契約が解除された場合、その契約はなかったことになり、各当事者は、その相手方を契約が締結される前の状態(「原状」)に戻す義務を負う(原状回復義務、第545条)。つまり、契約から生じた債務のなかでまだ履行されていない債務は消滅し、すでに履行がなされたものについては、債務の履行として受け取ったものを返還する義務を負うことになる。また、契約を解除してもなお償われない損害があれば、契約の解除に加えて損害の賠償を請求することができる(第545条第4項)。

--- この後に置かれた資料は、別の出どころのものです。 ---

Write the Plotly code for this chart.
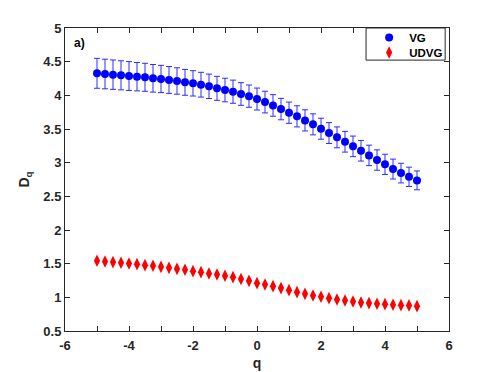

以上、相手方が契約を履行しない場合にとることができる3つの手段、強制履行、損害賠償、契約の解除について述べたが、ここで注意して欲しいのが、強制履行と契約の解除を請求するには帰責事由(責めに帰すべき事由、故意・過失)は不要であるのに対して、損害賠償の請求には帰責事由が必要であるということである。強制履行は、もともと契約によって負っていた債務を(強制的に)履行させるだけなので、帰責事由は不要とされている。また、契約の解除は、相手方が契約を履行しないのに自分だけが契約を履行しなければならないというのはおかしいので、そのような場合に契約をなかったことにする手段として認められているものなので、これも帰責事由は不要とされている。なお、2017年改正前は、履行不能の場合の契約の解除については帰責事由が必要と明文で規定されていて、履行不能以外の場合(履行遅滞の場合など)にも帰責事由を必要と解する見解が多かったが、2017年改正で修正されたので注意が必要である(詳しくは「契約法」の講義で聴いて欲しい)。一方、損害賠償については、強制履行に加えて損害賠償を請求することが可能であることから考えて、新たな負担を課すものであること、また「過失責任の原則」があることからも、帰責事由(故意・過失)が必要とされている。